USA stimmen gegen Russland-kritische Uno-Resolution
Die europäischen Soldaten sollen jedoch nicht an der Frontlinie, sondern in strategisch wichtigen Städten und Häfen stationiert sein, berichtet das «Wall Street Journal». Gleichzeitig würden die westlichen Verbündeten das ukrainische Militär weiterhin aufrüsten. Ohne einen Nato-Beitritt brauche es indes rund 200 000 westliche Friedenstruppen, um Moskau abzuschrecken, sagte kürzlich der ukrainische Präsident Wolodimir Selenski. Auch dem ehemaligen amerikanischen Generalleutnant Ben Hodges reicht der derzeitige europäische Plan nicht aus. Friedenstruppen hinter der Frontlinie würden Russland nicht aufhalten, erklärte er dem «Journal». Es brauche einen gemeinsamen Verbund mit Drohnen, Drohnenabwehr und weitreichenden Waffen.
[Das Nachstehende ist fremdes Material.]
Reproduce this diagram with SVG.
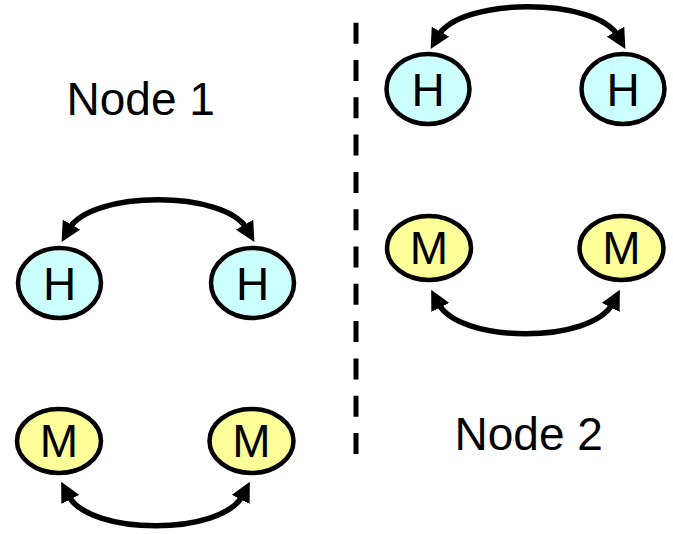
<svg xmlns="http://www.w3.org/2000/svg" width="673" height="534" viewBox="0 0 673 534">
  <defs>
    <marker id="ah" viewBox="0 0 20 20" markerUnits="userSpaceOnUse" markerWidth="20" markerHeight="20" refX="5" refY="10" orient="auto-start-reverse">
      <path d="M0,0 L20,10 L0,20 z" fill="#000"/>
    </marker>
  </defs>
  <style>
    .h { fill: #ccffff; stroke: #000; stroke-width: 4.5; }
    .m { fill: #ffff99; stroke: #000; stroke-width: 4.5; }
    .lbl { font-family: "Liberation Sans", Arial, sans-serif; font-size: 46px; fill: #000; text-anchor: middle; }
    .title { font-family: "Liberation Sans", Arial, sans-serif; font-size: 46px; fill: #000; }
    .arc { fill: none; stroke: #000; stroke-width: 5.5; marker-start: url(#ah); marker-end: url(#ah); }
  </style>
  <rect width="673" height="534" fill="#fff"/>
  <line x1="356" y1="22.7" x2="356" y2="454" stroke="#000" stroke-width="5" stroke-dasharray="21 16.3"/>
  <text class="title" x="66.5" y="115">Node 1</text>
  <text class="title" x="454.5" y="450">Node 2</text>
  <g id="connectors">
    <path class="arc" d="M69,229 C91,190 225,190 247,229"/>
    <path class="arc" d="M68,495 C89,536 222,536 243,495"/>
    <path class="arc" d="M438,36 C460,-3 596,-3 618,36"/>
    <path class="arc" d="M438,303 C459,344 592,344 613,303"/>
  </g>
  <g id="n1-h1"><ellipse class="h" cx="59.5" cy="283" rx="41.5" ry="35"/><text class="lbl" x="59.5" y="299.5">H</text></g>
  <g id="n1-h2"><ellipse class="h" cx="252.5" cy="283" rx="41.5" ry="35"/><text class="lbl" x="252.5" y="299.5">H</text></g>
  <g id="n1-m1"><ellipse class="m" cx="59" cy="441" rx="42" ry="32"/><text class="lbl" x="59" y="457">M</text></g>
  <g id="n1-m2"><ellipse class="m" cx="251.5" cy="441" rx="42" ry="32"/><text class="lbl" x="251.5" y="457">M</text></g>
  <g id="n2-h1"><ellipse class="h" cx="428" cy="89" rx="41.5" ry="35"/><text class="lbl" x="428" y="105.5">H</text></g>
  <g id="n2-h2"><ellipse class="h" cx="623" cy="89" rx="41.5" ry="35"/><text class="lbl" x="623" y="105.5">H</text></g>
  <g id="n2-m1"><ellipse class="m" cx="429" cy="248" rx="42" ry="32"/><text class="lbl" x="429" y="264">M</text></g>
  <g id="n2-m2"><ellipse class="m" cx="621.5" cy="248" rx="42" ry="32"/><text class="lbl" x="621.5" y="264">M</text></g>
</svg>
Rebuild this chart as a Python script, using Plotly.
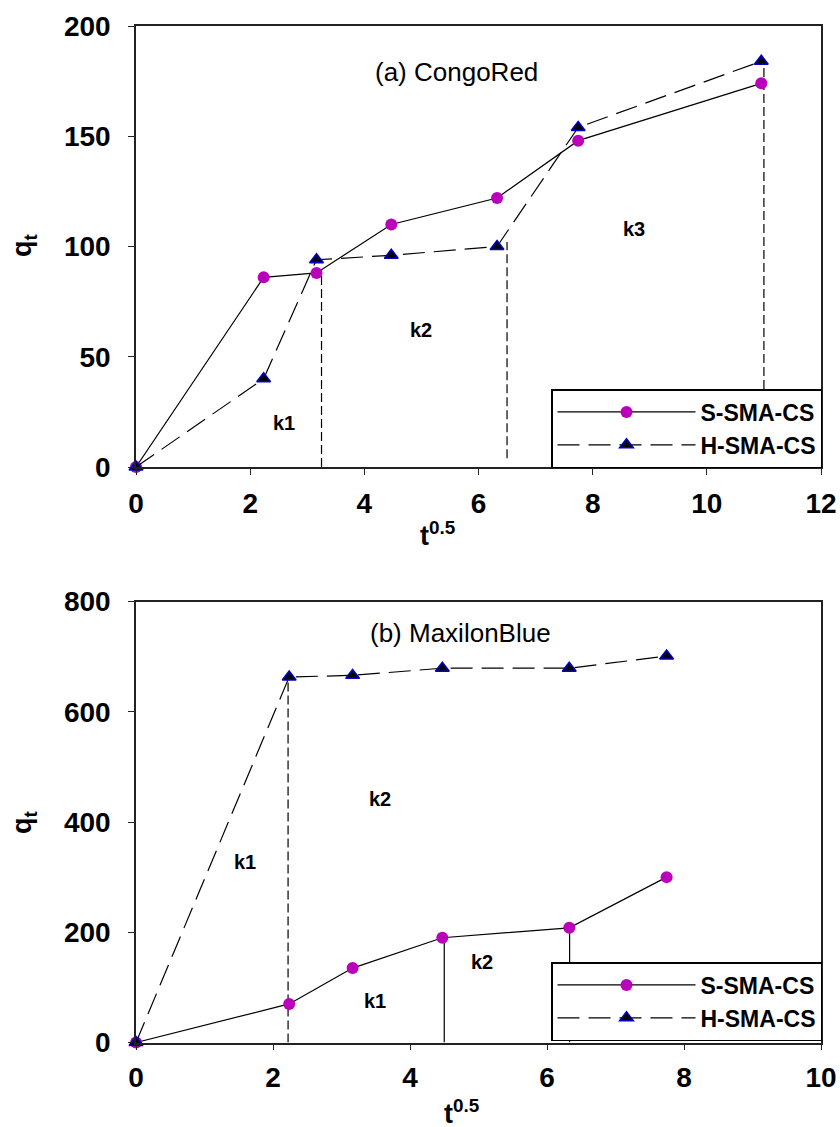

Der Plan für Friedenstruppen in der Ukraine scheitert momentan jedoch vor allem an Russland. Moskau lehnt die Stationierung von Soldaten aus Nato-Ländern bis anhin ab. Trump behauptete am Montag zwar, der Kremlchef Wladimir Putin sei bereit dazu. Doch bestätigt ist dies nicht. Um dies zu erreichen, müsste Trump vermutlich den Druck auf Putin erhöhen. Doch dazu scheint er momentan nicht bereit zu sein. Der amerikanische Präsident bezeichnete Selenski als «Diktator» und drängt in einem ersten Schritt auf ein Rohstoffabkommen mit der Ukraine ohne feste Sicherheitsgarantien für Kiew.
Der transatlantische Graben manifestierte sich am Montag derweil auch in der Generalversammlung der Uno. Drei Jahre nach Beginn der umfassenden Invasion in der Ukraine stimmten die USA gegen eine Resolution, welche die russische Aggression verurteilte und Moskau zu einem sofortigen Rückzug seiner Truppen aufforderte. Washington fand sich dabei auf der Seite von autokratischen Ländern wie Nordkorea oder Weissrussland. Richard Gowan, der Uno-Experte der Denkfabrik International Crisis Group, sprach von «der grössten Spaltung des Westens seit dem Irakkrieg – und vermutlich ist sie grundlegender».